Charts and diagrams as code:
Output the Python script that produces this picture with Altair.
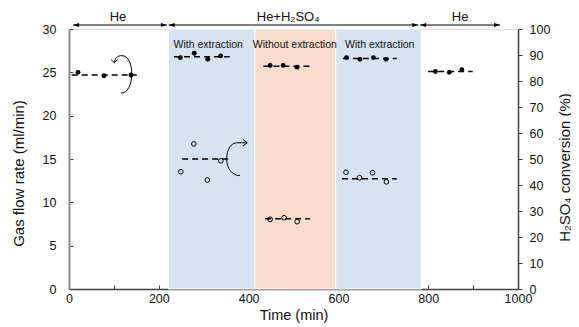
import altair as alt
import pandas as pd

W, H = 449, 260
FONT = "Liberation Sans"

# background phases (min)
band_start = [221, 414, 594]
band_end = [414, 594, 785]
band_color = ["#d5e3f3", "#f9ddcb", "#d5e3f3"]

# gas-feed arrows above the plot
phase_start = [9, 222, 782]
phase_end = [218, 778, 960]
phase_label = ["He", "He+H₂SO₄", "He"]
phase_label_t = [109, 488, 871]

# extraction labels
ext_label = ["With extraction", "Without extraction", "With extraction"]
ext_t = [310, 503, 692]

# gas flow rate (ml/min), filled dots
gas_t = [20, 78, 138, 248, 279, 309, 338, 448, 477, 508, 618, 648, 678, 706, 816, 847, 875]
gas_v = [25.0, 24.6, 24.7, 26.7, 27.2, 26.5, 26.9, 25.8, 25.8, 25.6, 26.7, 26.5, 26.7, 26.5, 25.1, 25.0, 25.3]

# gas flow averages (dashed)
gas_avg_start = [6, 234, 433, 610, 800]
gas_avg_end = [151, 358, 537, 730, 899]
gas_avg = [24.7, 26.8, 25.7, 26.6, 25.1]

# H2SO4 conversion (%), open circles
conv_t = [249, 278, 308, 338, 448, 479, 508, 617, 647, 676, 707]
conv_v = [45.1, 55.8, 41.9, 49.3, 26.8, 27.4, 25.9, 44.9, 42.8, 44.7, 41.2]

# conversion averages (dashed)
conv_avg_start = [252, 437, 608]
conv_avg_end = [355, 537, 730]
conv_avg = [50.0, 27.0, 42.4]

# axis-pointer curved arrows
rot_gas_t = [120]
rot_gas_v = [24.8]
rot_conv_t = [374]
rot_conv_v = [50.4]

ROT_LEFT = ("M-0.45,-0.6C-0.4,-0.85,-0.3,-0.97,-0.05,-0.97C0.3,-0.97,0.47,-0.5,0.47,0"
            "C0.47,0.55,0.25,1.0,-0.1,1.0M-0.62,-0.76L-0.45,-0.6L-0.27,-0.76")
ROT_RIGHT = ("M0.54,-0.8L0,-0.8C-0.3,-0.8,-0.54,-0.45,-0.54,0.05C-0.54,0.55,-0.25,0.93,0.16,0.93"
             "M0.32,-0.97L0.54,-0.8L0.32,-0.63")
HEAD_L = "M0,0L2,-0.65L2,0.65Z"
HEAD_R = "M0,0L-2,-0.65L-2,0.65Z"

xs = alt.Scale(domain=[0, 1000], nice=False)
gas_scale = alt.Scale(domain=[0, 30], nice=False)
conv_scale = alt.Scale(domain=[0, 100], nice=False)


def X(field, axis=None):
    return alt.X(f"{field}:Q", scale=xs, axis=axis)


x_main_axis = alt.Axis(
    orient="bottom", values=list(range(0, 1001, 100)), format="d",
    labelExpr="datum.value % 200 === 0 ? datum.label : ''",
    ticks=False, grid=False, domainColor="#404040", domainWidth=1.5,
    labelFont=FONT, labelFontSize=12.5, labelColor="#111", labelPadding=3,
    labelOverlap=False, labelFlush=False,
    title="Time (min)", titleFont=FONT, titleFontSize=14.5, titleFontWeight=400,
    titleColor="#111", titleX=W / 2, titleY=26, titleBaseline="middle", titleAlign="center",
)
x_tick_axis = alt.Axis(
    orient="top", offset=-H, values=list(range(0, 1001, 100)), tickSize=4,
    tickColor="#404040", tickWidth=1, labels=False, domain=False, grid=False, title=None,
)
y_left_axis = alt.Axis(
    orient="left", values=list(range(0, 31, 5)), ticks=False, grid=False,
    domainColor="#8a8a8a", domainWidth=2,
    labelFont=FONT, labelFontSize=12.5, labelColor="#111", labelPadding=13,
    title="Gas flow rate (ml/min)", titleFont=FONT, titleFontSize=15, titleFontWeight=400,
    titleColor="#111", titleX=-51, titleY=H / 2 + 14, titleAngle=270,
    titleBaseline="middle", titleAlign="center",
)
y_left_tick_axis = alt.Axis(
    orient="right", offset=-W, values=list(range(0, 31, 5)), tickSize=4,
    tickColor="#404040", tickWidth=1, labels=False, domain=False, grid=False, title=None,
)
y_right_axis = alt.Axis(
    orient="right", values=list(range(0, 101, 10)), tickSize=4, tickColor="#404040",
    tickWidth=1, grid=False, domainColor="#404040", domainWidth=1.5,
    labelFont=FONT, labelFontSize=12.5, labelColor="#111", labelPadding=7,
    title="H₂SO₄ conversion (%)", titleFont=FONT, titleFontSize=15, titleFontWeight=400,
    titleColor="#111", titleX=46, titleY=H / 2 + 8, titleAngle=270,
    titleBaseline="middle", titleAlign="center",
)

bands = pd.DataFrame({"start": band_start, "end": band_end, "color": band_color})
phase = pd.DataFrame({"start": phase_start, "end": phase_end,
                      "label": phase_label, "lt": phase_label_t})
ext = pd.DataFrame({"t": ext_t, "label": ext_label})
gas = pd.DataFrame({"t": gas_t, "v": gas_v})
gas_avg_df = pd.DataFrame({"start": gas_avg_start, "end": gas_avg_end, "v": gas_avg})
conv = pd.DataFrame({"t": conv_t, "v": conv_v})
conv_avg_df = pd.DataFrame({"start": conv_avg_start, "end": conv_avg_end, "v": conv_avg})
rot_gas = pd.DataFrame({"t": rot_gas_t, "v": rot_gas_v})
rot_conv = pd.DataFrame({"t": rot_conv_t, "v": rot_conv_v})

band_layer = alt.Chart(bands).mark_rect(stroke="white", strokeWidth=1).encode(
    x=X("start", x_main_axis), x2="end:Q",
    y=alt.value(0), y2=alt.value(H),
    color=alt.Color("color:N", scale=None),
)
phase_rule = alt.Chart(phase).mark_rule(color="black", strokeWidth=1).encode(
    x=X("start"), x2="end:Q", y=alt.value(-4))
head_l = alt.Chart(phase).mark_point(shape=HEAD_L, size=36, filled=True, color="black",
                                     opacity=1).encode(x=X("start"), y=alt.value(-4))
head_r = alt.Chart(phase).mark_point(shape=HEAD_R, size=36, filled=True, color="black",
                                     opacity=1).encode(x=X("end"), y=alt.value(-4))
phase_text = alt.Chart(phase).mark_text(font=FONT, fontSize=13, color="#111").encode(
    x=X("lt"), y=alt.value(-12), text="label:N")
ext_text = alt.Chart(ext).mark_text(font=FONT, fontSize=10.5, color="#111").encode(
    x=X("t"), y=alt.value(15.5), text="label:N")

gas_lines = alt.Chart(gas_avg_df).mark_rule(color="black", strokeWidth=1.5,
                                            strokeDash=[6, 4]).encode(
    x=X("start", x_tick_axis), x2="end:Q",
    y=alt.Y("v:Q", scale=gas_scale, axis=y_left_tick_axis))
conv_lines = alt.Chart(conv_avg_df).mark_rule(color="black", strokeWidth=1.5,
                                              strokeDash=[6, 4]).encode(
    x=X("start"), x2="end:Q",
    y=alt.Y("v:Q", scale=conv_scale, axis=None))
gas_pts = alt.Chart(gas).mark_circle(size=24, color="black", opacity=1).encode(
    x=X("t"), y=alt.Y("v:Q", scale=gas_scale, axis=y_left_axis))
conv_pts = alt.Chart(conv).mark_point(shape="circle", size=22, filled=False, color="black",
                                      strokeWidth=1, opacity=1).encode(
    x=X("t"), y=alt.Y("v:Q", scale=conv_scale, axis=y_right_axis))
rot1 = alt.Chart(rot_gas).mark_point(shape=ROT_LEFT, size=1444, filled=False, color="black",
                                     strokeWidth=1, opacity=1).encode(
    x=X("t"), y=alt.Y("v:Q", scale=gas_scale, axis=None))
rot2 = alt.Chart(rot_conv).mark_point(shape=ROT_RIGHT, size=1444, filled=False, color="black",
                                      strokeWidth=1, opacity=1).encode(
    x=X("t"), y=alt.Y("v:Q", scale=conv_scale, axis=None))

chart = alt.layer(
    band_layer, phase_rule, head_l, head_r, phase_text, ext_text,
    gas_lines, conv_lines, gas_pts, conv_pts, rot1, rot2,
).resolve_scale(y="independent").resolve_axis(x="independent", y="independent").properties(
    width=W, height=H,
    padding={"left": 61, "top": 21, "right": 53, "bottom": 38},
    autosize=alt.AutoSizeParams(type="none"),
).configure_view(stroke="#9a9a9a", strokeWidth=1.5).configure(font=FONT)

chart.save("out.html", embed_options={"renderer": "svg", "actions": False})
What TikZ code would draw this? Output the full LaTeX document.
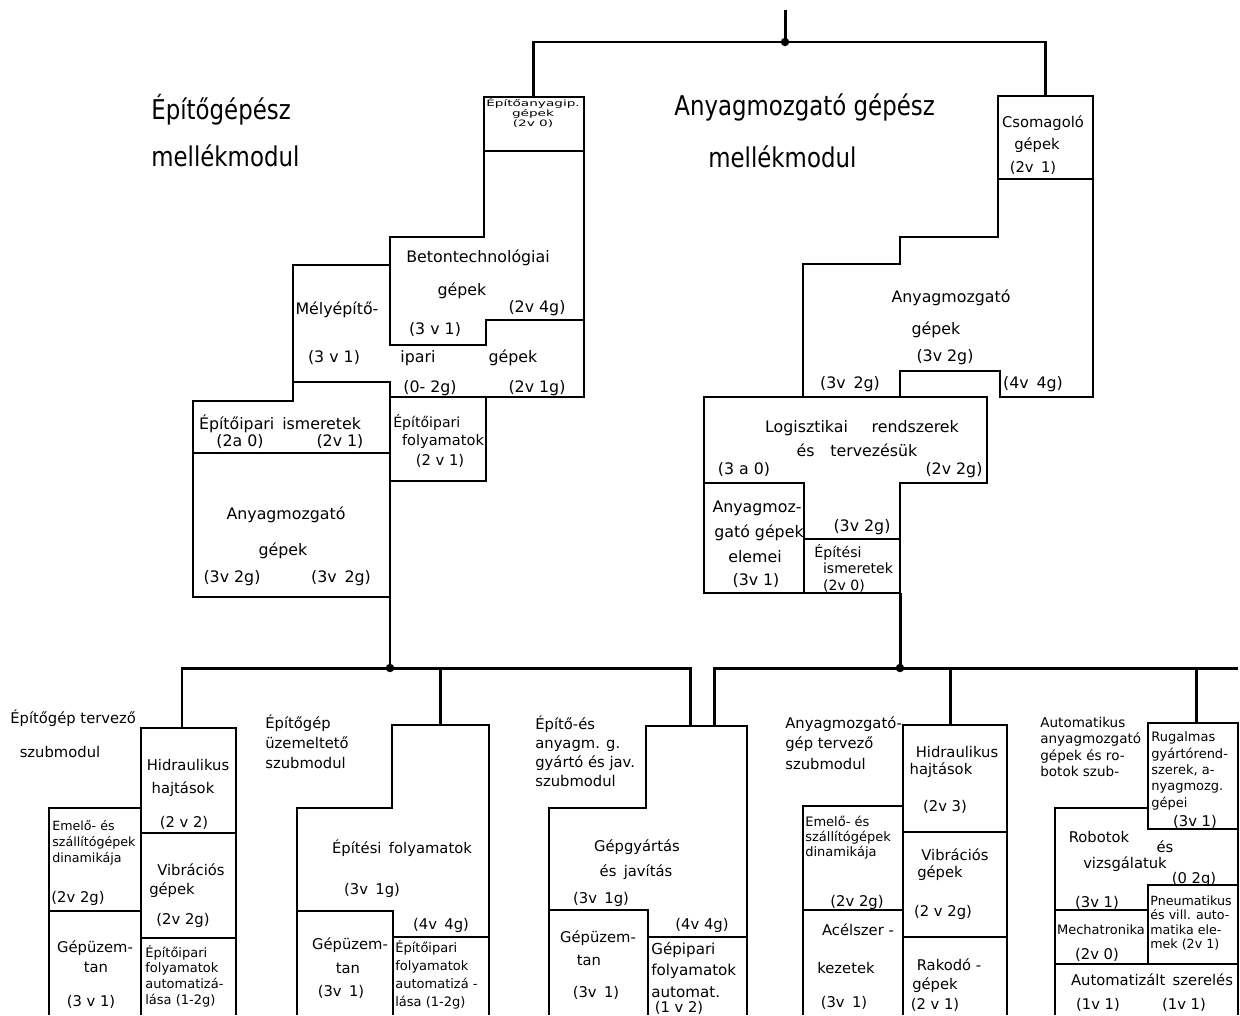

GIVEN REQUEST: Go from the first line of the data above to the line containing "42.8, 44.7, 41.2]" and retype exactly those lines, both included, but none of the pictures.

EXERCISE RESPONSE:
Output the Python script that produces this picture with Altair.
import altair as alt
import pandas as pd

W, H = 449, 260
FONT = "Liberation Sans"

# background phases (min)
band_start = [221, 414, 594]
band_end = [414, 594, 785]
band_color = ["#d5e3f3", "#f9ddcb", "#d5e3f3"]

# gas-feed arrows above the plot
phase_start = [9, 222, 782]
phase_end = [218, 778, 960]
phase_label = ["He", "He+H₂SO₄", "He"]
phase_label_t = [109, 488, 871]

# extraction labels
ext_label = ["With extraction", "Without extraction", "With extraction"]
ext_t = [310, 503, 692]

# gas flow rate (ml/min), filled dots
gas_t = [20, 78, 138, 248, 279, 309, 338, 448, 477, 508, 618, 648, 678, 706, 816, 847, 875]
gas_v = [25.0, 24.6, 24.7, 26.7, 27.2, 26.5, 26.9, 25.8, 25.8, 25.6, 26.7, 26.5, 26.7, 26.5, 25.1, 25.0, 25.3]

# gas flow averages (dashed)
gas_avg_start = [6, 234, 433, 610, 800]
gas_avg_end = [151, 358, 537, 730, 899]
gas_avg = [24.7, 26.8, 25.7, 26.6, 25.1]

# H2SO4 conversion (%), open circles
conv_t = [249, 278, 308, 338, 448, 479, 508, 617, 647, 676, 707]
conv_v = [45.1, 55.8, 41.9, 49.3, 26.8, 27.4, 25.9, 44.9, 42.8, 44.7, 41.2]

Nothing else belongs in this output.